Il governo di minoranza non ha retto il primo vero scoglio della nuova legislatura, cioè l’approvazione della “finanziaria” o, meglio, la parte relativa al rifinanziamento della Sècurité sociale. Barnier è dovuto ricorrere alla famigerata “legge 49.3” che permette – sì – di aggirare il voto parlamentare, ma espone alla possibilità di subire una mozione di sfiducia.
Le Pen non ha accettato tutte le “concessioni” del gollista – stimabili in 10 miliardi di euro rispetto all’ipotesi di manovra formulata inizialmente – ed ora si appresta, insieme ai gollisti di destra di Ciotti (che l’avevano sostenuta alle elezioni), a far cadere l’esecutivo. Barnier, ricordiamo, era passato indenne attraverso una precedente mozione di sfiducia da parte del fronte progressista votata da 197 deputati su 577, grazie proprio all’astensione di Le Pen.
La mozione di fiducia presentata ora dal NFP ha raccolto 185 firme (quasi la totalità dei deputati che ne fanno parte), mentre la seconda ne ha raccolte 140, tanti sono i “ciottiani” dell’UDR e i lepenisti del RN.
Servono 288 voti per fare cadere il governo, cosa che potrebbe avvenire anche senza l’appoggio dei “centristi” del gruppo LIOT, che fino ad ora si sono detti contrari a tale ipotesi.
Se, come tutto fa pensare, la sfiducia venisse approvata, sarebbe la seconda volta nella vita della V Repubblica nata dalla Costituzione “gollista”. Quella che, con un colpo di mano, in piena Guerra d’Algeria (1954-1962), cambiò l’architettura politica della Francia uscita dal Secondo Conflitto Mondiale.
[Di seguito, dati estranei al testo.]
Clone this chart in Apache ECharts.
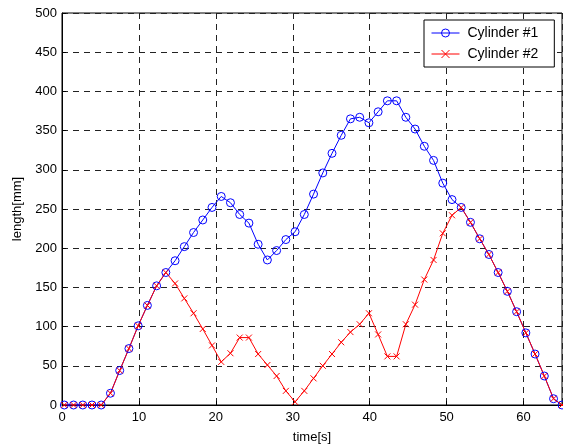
<!DOCTYPE html>
<html>
<head>
<meta charset="utf-8">
<script src="https://cdn.jsdelivr.net/npm/echarts@6/dist/echarts.min.js"></script>
<style>
  html, body { margin: 0; padding: 0; background: #fff; }
  #chart { width: 563px; height: 445px; }
</style>
</head>
<body>
<div id="chart"></div>
<script>
// sample times [s]
const times = [
  0.3, 1.5, 2.7, 3.9, 5.1, 6.3, 7.5, 8.7, 9.9, 11.1,
  12.3, 13.5, 14.7, 15.9, 17.1, 18.3, 19.5, 20.7, 21.9, 23.1,
  24.3, 25.5, 26.7, 27.9, 29.1, 30.3, 31.5, 32.7, 33.9, 35.1,
  36.3, 37.5, 38.7, 39.9, 41.1, 42.3, 43.5, 44.7, 45.9, 47.1,
  48.3, 49.5, 50.7, 51.9, 53.1, 54.3, 55.5, 56.7, 57.9, 59.1,
  60.3, 61.5, 62.7, 63.9, 65.0
]
const cylinder1 = [
  0, 0, 0, 0, 0, 15, 44, 72, 101, 127,
  152, 169, 184, 202, 220, 236, 252, 266, 258, 243,
  232, 205, 185, 197, 211, 221, 243, 269, 296, 321,
  344, 365, 367, 360, 374, 388, 388, 367, 352, 330,
  312, 283, 262, 252, 233, 212, 192, 169, 145, 119,
  92, 65, 37, 8, 0
]
const cylinder2 = [
  0, 0, 0, 0, 0, 15, 44, 72, 101, 127,
  152, 169, 155, 136, 117, 97, 76, 55, 66, 86,
  86, 65, 51, 37, 18, 4, 18, 34, 50, 65,
  80, 93, 103, 117, 90, 62, 62, 103, 128, 160,
  185, 219, 242, 252, 233, 212, 192, 169, 145, 119,
  92, 65, 37, 8, 0
]
const seriesNames = ['Cylinder #1', 'Cylinder #2']

const font = 'Liberation Sans, Arial, sans-serif'
const gridLine = { color: '#222', width: 1, type: [6, 5] }

const chart = echarts.init(document.getElementById('chart'))
chart.setOption({
  animation: false,
  textStyle: { fontFamily: font, color: '#000' },
  legend: {
    orient: 'vertical',
    left: 424,
    top: 20,
    padding: [6, 16, 6, 7],
    itemGap: 7,
    itemWidth: 28,
    itemHeight: 10,
    lineStyle: { width: 1 },
    itemStyle: { borderWidth: 1 },
    backgroundColor: '#fff',
    borderColor: '#000',
    borderWidth: 1,
    borderRadius: 0,
    textStyle: { fontSize: 14, fontFamily: font, color: '#000', padding: [0, 0, 0, 3] },
    data: seriesNames
  },
  grid: {
    left: 62,
    right: 1,
    top: 13,
    bottom: 40,
    show: true,
    borderColor: '#000',
    borderWidth: 1,
    containLabel: false,
    outerBoundsMode: 'none'
  },
  xAxis: {
    type: 'value',
    min: 0,
    max: 65,
    interval: 10,
    name: 'time[s]',
    nameLocation: 'middle',
    nameGap: 26,
    nameTextStyle: { fontSize: 13, fontFamily: font, color: '#000' },
    axisLine: { lineStyle: { color: '#000', width: 1 } },
    axisTick: { inside: true, length: 4, lineStyle: { color: '#000' } },
    axisLabel: { fontSize: 13, color: '#000', margin: 6, showMaxLabel: false },
    splitLine: { lineStyle: gridLine }
  },
  yAxis: {
    type: 'value',
    min: 0,
    max: 500,
    interval: 50,
    name: 'length[mm]',
    nameLocation: 'middle',
    nameGap: 37,
    nameTextStyle: { fontSize: 13, fontFamily: font, color: '#000' },
    axisLine: { show: true, lineStyle: { color: '#000', width: 1 } },
    axisTick: { show: true, inside: true, length: 4, lineStyle: { color: '#000' } },
    axisLabel: { fontSize: 13, color: '#000', margin: 5 },
    splitLine: { lineStyle: gridLine }
  },
  series: [
    {
      name: seriesNames[0],
      type: 'line',
      data: times.map((t, i) => [t, cylinder1[i]]),
      symbol: 'circle',
      symbolSize: 8,
      showAllSymbol: true,
      lineStyle: { color: '#0000ff', width: 1 },
      itemStyle: { color: 'rgba(0,0,0,0)', borderColor: '#0000ff', borderWidth: 1 }
    },
    {
      name: seriesNames[1],
      type: 'line',
      data: times.map((t, i) => [t, cylinder2[i]]),
      symbol: 'path://M0,0L10,10M10,0L0,10',
      symbolSize: 6,
      showAllSymbol: true,
      lineStyle: { color: '#ff0000', width: 1 },
      itemStyle: { color: 'rgba(0,0,0,0)', borderColor: '#ff0000', borderWidth: 1 }
    }
  ]
})
</script>
</body>
</html>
Barnier diventerebbe così il primo ministro meno longevo degli ultimi 60 anni, e il secondo ad essere sfiduciato dopo Pompidou…
Colui che era stato il negoziatore della Brexit per conto della UE non è riuscito stavolta a contrattare con la vera “capa politica” dell’ex Front National, nonostante avesse scelto l’estrema destra come unica interlocutrice, scartando a priori un confronto con il NFP anche sulla finanziaria, rompendo così la prassi del confronto tra le forze del cosiddetto “arco repubblicano”.
Sul suo epitaffio politico si potrebbe scrivere “ha attraversato la Manica, ma non è riuscito a guadare la Senna”.
Una caduta che avviene in un contesto economico tutt’altro che roseo, con relazioni internazionali sempre più tese e una leadership europea che sembra ignorare i sintomi evidenti di gravissima crisi politica di quello che era il vero pilastro della costruzione UE, cioè “l’asse franco-tedesco”.
É improbabile – ma non impossibile – che Macron possa nominare un altro governo per procedere, entro la fine dell’anno, al voto della “finanziaria”. Altrimenti i tre testi riguardanti il budget (PPL, PLSS e PLFFG) verrebbero sospesi/rigettati, e l’unica exit strategy sarebbe – ma non c’è unanimità tra i giuristi – l’attivazione dell’articolo 47 della Costituzione, di fatto un’approvazione “per decreto” da parte di un governo sfiduciato.
Sarebbe l’ennesima aberrazione giuridica che contribuirebbe a rompere la prassi politica consolidata, approfondendo l’attuale crisi democratica in Francia.